SHORT TASK:
Return the material word for word. Do not include pictures.

==== RECORDS SUPPLIED

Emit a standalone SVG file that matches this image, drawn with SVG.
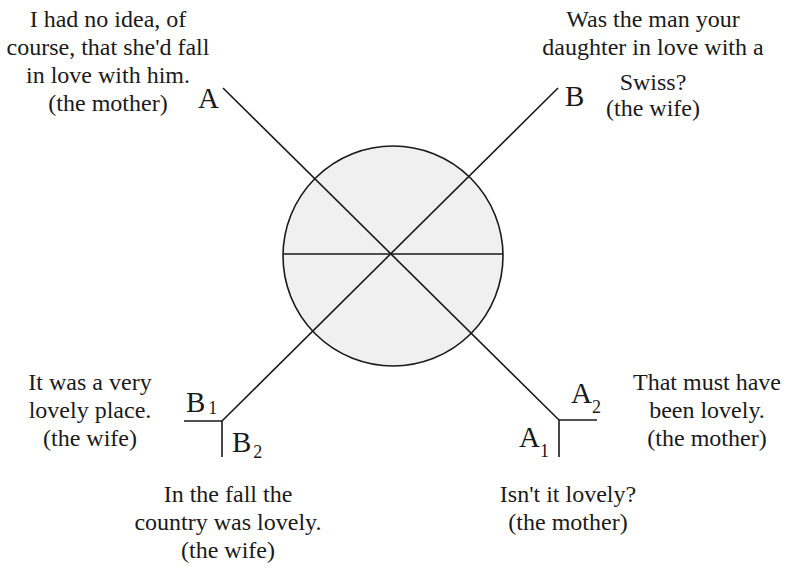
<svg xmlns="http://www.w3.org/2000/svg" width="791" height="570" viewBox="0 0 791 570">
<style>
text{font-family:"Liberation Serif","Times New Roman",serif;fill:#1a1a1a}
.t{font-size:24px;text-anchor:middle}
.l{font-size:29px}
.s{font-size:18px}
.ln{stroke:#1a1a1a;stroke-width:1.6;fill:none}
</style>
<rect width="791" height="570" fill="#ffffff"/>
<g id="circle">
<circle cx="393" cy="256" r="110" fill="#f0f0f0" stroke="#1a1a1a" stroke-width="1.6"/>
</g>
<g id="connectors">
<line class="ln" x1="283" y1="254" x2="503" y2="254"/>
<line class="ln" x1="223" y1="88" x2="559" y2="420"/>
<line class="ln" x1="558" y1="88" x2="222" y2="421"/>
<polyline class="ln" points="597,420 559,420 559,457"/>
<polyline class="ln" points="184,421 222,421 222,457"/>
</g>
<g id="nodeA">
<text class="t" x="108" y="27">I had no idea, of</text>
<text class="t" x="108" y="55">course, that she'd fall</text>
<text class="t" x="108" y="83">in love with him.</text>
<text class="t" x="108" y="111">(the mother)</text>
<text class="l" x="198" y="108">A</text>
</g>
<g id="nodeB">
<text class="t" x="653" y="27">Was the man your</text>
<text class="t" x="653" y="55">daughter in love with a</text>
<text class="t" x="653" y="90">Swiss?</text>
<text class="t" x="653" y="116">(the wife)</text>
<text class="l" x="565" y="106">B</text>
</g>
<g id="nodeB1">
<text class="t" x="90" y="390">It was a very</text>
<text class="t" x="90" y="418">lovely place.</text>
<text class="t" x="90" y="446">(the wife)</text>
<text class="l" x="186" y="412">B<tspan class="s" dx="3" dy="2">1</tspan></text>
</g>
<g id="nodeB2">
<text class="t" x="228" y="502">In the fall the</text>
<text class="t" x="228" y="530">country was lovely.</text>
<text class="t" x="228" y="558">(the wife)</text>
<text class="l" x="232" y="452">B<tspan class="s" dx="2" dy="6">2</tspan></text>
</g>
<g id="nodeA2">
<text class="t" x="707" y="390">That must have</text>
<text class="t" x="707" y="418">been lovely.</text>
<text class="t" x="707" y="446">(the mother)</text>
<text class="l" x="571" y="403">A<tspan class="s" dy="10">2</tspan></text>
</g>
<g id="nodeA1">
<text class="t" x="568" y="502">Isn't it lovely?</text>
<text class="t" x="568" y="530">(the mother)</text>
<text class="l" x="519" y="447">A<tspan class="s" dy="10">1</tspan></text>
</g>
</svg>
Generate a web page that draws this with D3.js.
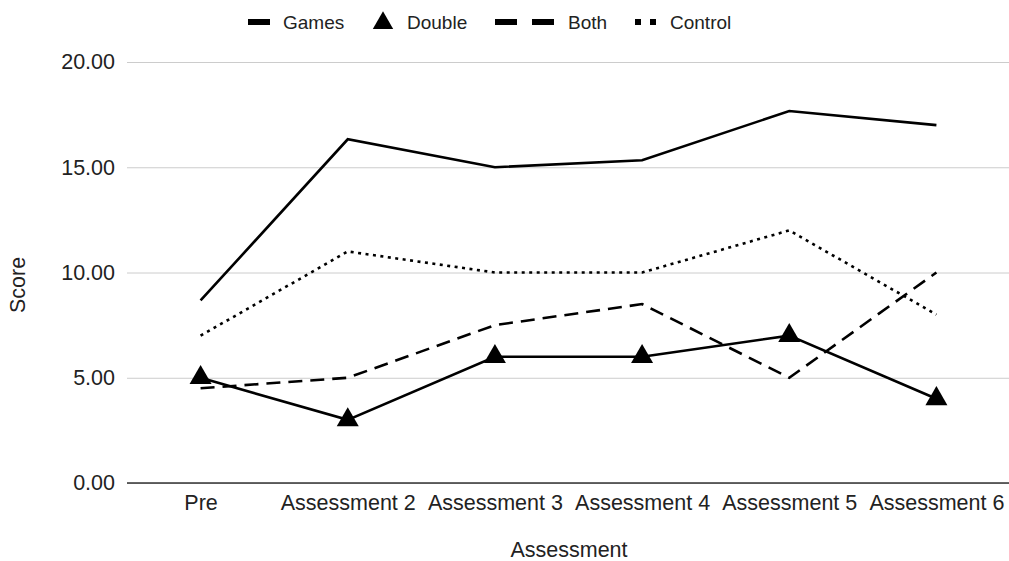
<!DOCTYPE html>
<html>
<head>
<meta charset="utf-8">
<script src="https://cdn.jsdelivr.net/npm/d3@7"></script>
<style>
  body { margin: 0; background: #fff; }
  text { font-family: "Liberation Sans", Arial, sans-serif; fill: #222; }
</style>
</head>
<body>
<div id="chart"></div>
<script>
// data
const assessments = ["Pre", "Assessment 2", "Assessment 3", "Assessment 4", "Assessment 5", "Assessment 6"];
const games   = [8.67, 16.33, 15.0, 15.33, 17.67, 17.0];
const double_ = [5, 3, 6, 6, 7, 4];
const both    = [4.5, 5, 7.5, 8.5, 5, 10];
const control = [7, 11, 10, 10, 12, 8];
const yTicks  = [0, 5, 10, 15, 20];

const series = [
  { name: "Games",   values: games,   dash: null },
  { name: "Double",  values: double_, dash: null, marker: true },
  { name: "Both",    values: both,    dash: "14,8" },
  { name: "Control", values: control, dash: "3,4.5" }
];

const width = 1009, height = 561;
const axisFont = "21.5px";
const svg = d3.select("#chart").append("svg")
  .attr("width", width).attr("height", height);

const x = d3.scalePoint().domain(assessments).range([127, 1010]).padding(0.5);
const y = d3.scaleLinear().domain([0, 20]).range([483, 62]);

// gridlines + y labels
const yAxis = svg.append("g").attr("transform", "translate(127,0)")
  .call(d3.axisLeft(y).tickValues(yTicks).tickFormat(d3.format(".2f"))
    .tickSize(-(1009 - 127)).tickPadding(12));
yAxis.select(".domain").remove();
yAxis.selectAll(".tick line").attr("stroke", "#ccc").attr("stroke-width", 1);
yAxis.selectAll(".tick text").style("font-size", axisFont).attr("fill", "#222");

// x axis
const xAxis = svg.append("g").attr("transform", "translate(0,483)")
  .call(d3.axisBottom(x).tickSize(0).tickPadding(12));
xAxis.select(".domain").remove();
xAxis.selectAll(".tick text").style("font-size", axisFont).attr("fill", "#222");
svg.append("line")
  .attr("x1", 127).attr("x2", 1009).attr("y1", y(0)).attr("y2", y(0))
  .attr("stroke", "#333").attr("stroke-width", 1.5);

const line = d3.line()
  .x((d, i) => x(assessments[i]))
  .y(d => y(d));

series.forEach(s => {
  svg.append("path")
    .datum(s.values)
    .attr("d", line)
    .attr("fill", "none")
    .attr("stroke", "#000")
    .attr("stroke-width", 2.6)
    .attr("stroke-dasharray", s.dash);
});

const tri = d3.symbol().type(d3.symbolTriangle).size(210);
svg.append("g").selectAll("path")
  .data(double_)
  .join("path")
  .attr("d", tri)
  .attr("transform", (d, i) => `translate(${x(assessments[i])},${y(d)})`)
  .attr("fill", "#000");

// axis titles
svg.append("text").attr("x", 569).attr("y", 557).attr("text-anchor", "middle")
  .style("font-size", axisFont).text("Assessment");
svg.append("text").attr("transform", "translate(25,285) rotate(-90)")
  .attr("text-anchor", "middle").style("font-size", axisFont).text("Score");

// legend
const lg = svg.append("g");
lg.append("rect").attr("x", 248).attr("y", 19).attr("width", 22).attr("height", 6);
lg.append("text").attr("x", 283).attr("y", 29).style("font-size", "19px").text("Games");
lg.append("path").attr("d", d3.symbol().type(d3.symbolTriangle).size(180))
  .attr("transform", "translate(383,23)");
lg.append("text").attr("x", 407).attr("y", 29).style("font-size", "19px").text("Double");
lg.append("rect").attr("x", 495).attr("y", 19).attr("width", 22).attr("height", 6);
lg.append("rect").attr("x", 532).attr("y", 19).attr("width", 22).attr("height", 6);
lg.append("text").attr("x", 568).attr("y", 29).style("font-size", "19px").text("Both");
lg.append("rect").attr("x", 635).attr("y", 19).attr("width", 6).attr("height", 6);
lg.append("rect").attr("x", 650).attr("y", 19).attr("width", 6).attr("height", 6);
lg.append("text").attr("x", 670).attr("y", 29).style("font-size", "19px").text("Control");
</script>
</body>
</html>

========

REPLY:
Emit a standalone SVG file that matches this image, drawn with SVG.
<svg xmlns="http://www.w3.org/2000/svg" width="791" height="570" viewBox="0 0 791 570">
<style>
text{font-family:"Liberation Serif","Times New Roman",serif;fill:#1a1a1a}
.t{font-size:24px;text-anchor:middle}
.l{font-size:29px}
.s{font-size:18px}
.ln{stroke:#1a1a1a;stroke-width:1.6;fill:none}
</style>
<rect width="791" height="570" fill="#ffffff"/>
<g id="circle">
<circle cx="393" cy="256" r="110" fill="#f0f0f0" stroke="#1a1a1a" stroke-width="1.6"/>
</g>
<g id="connectors">
<line class="ln" x1="283" y1="254" x2="503" y2="254"/>
<line class="ln" x1="223" y1="88" x2="559" y2="420"/>
<line class="ln" x1="558" y1="88" x2="222" y2="421"/>
<polyline class="ln" points="597,420 559,420 559,457"/>
<polyline class="ln" points="184,421 222,421 222,457"/>
</g>
<g id="nodeA">
<text class="t" x="108" y="27">I had no idea, of</text>
<text class="t" x="108" y="55">course, that she'd fall</text>
<text class="t" x="108" y="83">in love with him.</text>
<text class="t" x="108" y="111">(the mother)</text>
<text class="l" x="198" y="108">A</text>
</g>
<g id="nodeB">
<text class="t" x="653" y="27">Was the man your</text>
<text class="t" x="653" y="55">daughter in love with a</text>
<text class="t" x="653" y="90">Swiss?</text>
<text class="t" x="653" y="116">(the wife)</text>
<text class="l" x="565" y="106">B</text>
</g>
<g id="nodeB1">
<text class="t" x="90" y="390">It was a very</text>
<text class="t" x="90" y="418">lovely place.</text>
<text class="t" x="90" y="446">(the wife)</text>
<text class="l" x="186" y="412">B<tspan class="s" dx="3" dy="2">1</tspan></text>
</g>
<g id="nodeB2">
<text class="t" x="228" y="502">In the fall the</text>
<text class="t" x="228" y="530">country was lovely.</text>
<text class="t" x="228" y="558">(the wife)</text>
<text class="l" x="232" y="452">B<tspan class="s" dx="2" dy="6">2</tspan></text>
</g>
<g id="nodeA2">
<text class="t" x="707" y="390">That must have</text>
<text class="t" x="707" y="418">been lovely.</text>
<text class="t" x="707" y="446">(the mother)</text>
<text class="l" x="571" y="403">A<tspan class="s" dy="10">2</tspan></text>
</g>
<g id="nodeA1">
<text class="t" x="568" y="502">Isn't it lovely?</text>
<text class="t" x="568" y="530">(the mother)</text>
<text class="l" x="519" y="447">A<tspan class="s" dy="10">1</tspan></text>
</g>
</svg>
Generate a web page that draws this with D3.js.
<!DOCTYPE html>
<html>
<head>
<meta charset="utf-8">
<script src="https://cdn.jsdelivr.net/npm/d3@7"></script>
<style>
  body { margin: 0; background: #fff; }
  text { font-family: "Liberation Sans", Arial, sans-serif; fill: #222; }
</style>
</head>
<body>
<div id="chart"></div>
<script>
// data
const assessments = ["Pre", "Assessment 2", "Assessment 3", "Assessment 4", "Assessment 5", "Assessment 6"];
const games   = [8.67, 16.33, 15.0, 15.33, 17.67, 17.0];
const double_ = [5, 3, 6, 6, 7, 4];
const both    = [4.5, 5, 7.5, 8.5, 5, 10];
const control = [7, 11, 10, 10, 12, 8];
const yTicks  = [0, 5, 10, 15, 20];

const series = [
  { name: "Games",   values: games,   dash: null },
  { name: "Double",  values: double_, dash: null, marker: true },
  { name: "Both",    values: both,    dash: "14,8" },
  { name: "Control", values: control, dash: "3,4.5" }
];

const width = 1009, height = 561;
const axisFont = "21.5px";
const svg = d3.select("#chart").append("svg")
  .attr("width", width).attr("height", height);

const x = d3.scalePoint().domain(assessments).range([127, 1010]).padding(0.5);
const y = d3.scaleLinear().domain([0, 20]).range([483, 62]);

// gridlines + y labels
const yAxis = svg.append("g").attr("transform", "translate(127,0)")
  .call(d3.axisLeft(y).tickValues(yTicks).tickFormat(d3.format(".2f"))
    .tickSize(-(1009 - 127)).tickPadding(12));
yAxis.select(".domain").remove();
yAxis.selectAll(".tick line").attr("stroke", "#ccc").attr("stroke-width", 1);
yAxis.selectAll(".tick text").style("font-size", axisFont).attr("fill", "#222");

// x axis
const xAxis = svg.append("g").attr("transform", "translate(0,483)")
  .call(d3.axisBottom(x).tickSize(0).tickPadding(12));
xAxis.select(".domain").remove();
xAxis.selectAll(".tick text").style("font-size", axisFont).attr("fill", "#222");
svg.append("line")
  .attr("x1", 127).attr("x2", 1009).attr("y1", y(0)).attr("y2", y(0))
  .attr("stroke", "#333").attr("stroke-width", 1.5);

const line = d3.line()
  .x((d, i) => x(assessments[i]))
  .y(d => y(d));

series.forEach(s => {
  svg.append("path")
    .datum(s.values)
    .attr("d", line)
    .attr("fill", "none")
    .attr("stroke", "#000")
    .attr("stroke-width", 2.6)
    .attr("stroke-dasharray", s.dash);
});

const tri = d3.symbol().type(d3.symbolTriangle).size(210);
svg.append("g").selectAll("path")
  .data(double_)
  .join("path")
  .attr("d", tri)
  .attr("transform", (d, i) => `translate(${x(assessments[i])},${y(d)})`)
  .attr("fill", "#000");

// axis titles
svg.append("text").attr("x", 569).attr("y", 557).attr("text-anchor", "middle")
  .style("font-size", axisFont).text("Assessment");
svg.append("text").attr("transform", "translate(25,285) rotate(-90)")
  .attr("text-anchor", "middle").style("font-size", axisFont).text("Score");

// legend
const lg = svg.append("g");
lg.append("rect").attr("x", 248).attr("y", 19).attr("width", 22).attr("height", 6);
lg.append("text").attr("x", 283).attr("y", 29).style("font-size", "19px").text("Games");
lg.append("path").attr("d", d3.symbol().type(d3.symbolTriangle).size(180))
  .attr("transform", "translate(383,23)");
lg.append("text").attr("x", 407).attr("y", 29).style("font-size", "19px").text("Double");
lg.append("rect").attr("x", 495).attr("y", 19).attr("width", 22).attr("height", 6);
lg.append("rect").attr("x", 532).attr("y", 19).attr("width", 22).attr("height", 6);
lg.append("text").attr("x", 568).attr("y", 29).style("font-size", "19px").text("Both");
lg.append("rect").attr("x", 635).attr("y", 19).attr("width", 6).attr("height", 6);
lg.append("rect").attr("x", 650).attr("y", 19).attr("width", 6).attr("height", 6);
lg.append("text").attr("x", 670).attr("y", 29).style("font-size", "19px").text("Control");
</script>
</body>
</html>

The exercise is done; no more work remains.